While individuals can be intelligent, groups never are. Groups have no brains and operate strictly on infantile emotion. I believe this is illustrated by the fact that the word “Adam” means “man” and while it does refer to any individual man, it also refers to the human race in general, i.e., groups of people.

While there is no murder in the story of Adam and Eve, murder is introduced with their sons, Cain and Abel. Cain is humiliated, angry, envious, and reduced to impotence because God rejected his sacrifice and accepted Abel’s. “Unto Abel the Lord had respect…unto Cain he had not respect.”

Thus murder was brought into the world, because of the attempt to achieve “justice,” because of scapegoating, because of envy and hate and humiliation and impotence.

The Greeks advised, “Nothing in excess.” I believe they are right. Normal pride (which is mostly a feeling of competence) is a good thing. Excessive pride is hubris. The ability to feel normal shame (and guilt) is a good thing. Too much shame and it turns into humiliation. Too much guilt is also pathological, as is demonstrated in the novel, The Scarlet Letter.

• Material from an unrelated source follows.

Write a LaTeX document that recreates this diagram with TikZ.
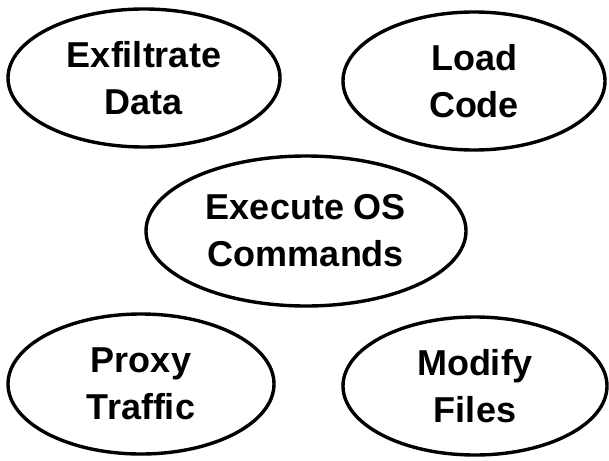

To correctly assess your strengths and weaknesses is what the Greeks called “sophrosyne.” The modern word “humility” comes close but doesn’t catch the whole favor. Sometimes being “humble” is just a front for being arrogant.

Those who are truly humble are well aware of what hubris and nemesis are, and how even they can be prone to it. They understand the truth of the saying, “Power is the horse that evil rides,” and “Power tends to corrupt and absolute power corrupts absolutely,” and “Power intoxicates and immunity corrupts.”

The problem with the human race is not only that it’s flawed, but many people are nearly asleep: they believe their hubris is a good thing (all tyrants call themselves benefactors) but are astonished when it’s followed by nemesis.

1 comment:

Anonymous said...

The envious never admit their envy, it being too painful. So they are subtle in their attempts to bring others down

I frequently describe myself as envious.

Possibly I am admitting some of my envy but concealing certain other aspects of my envy.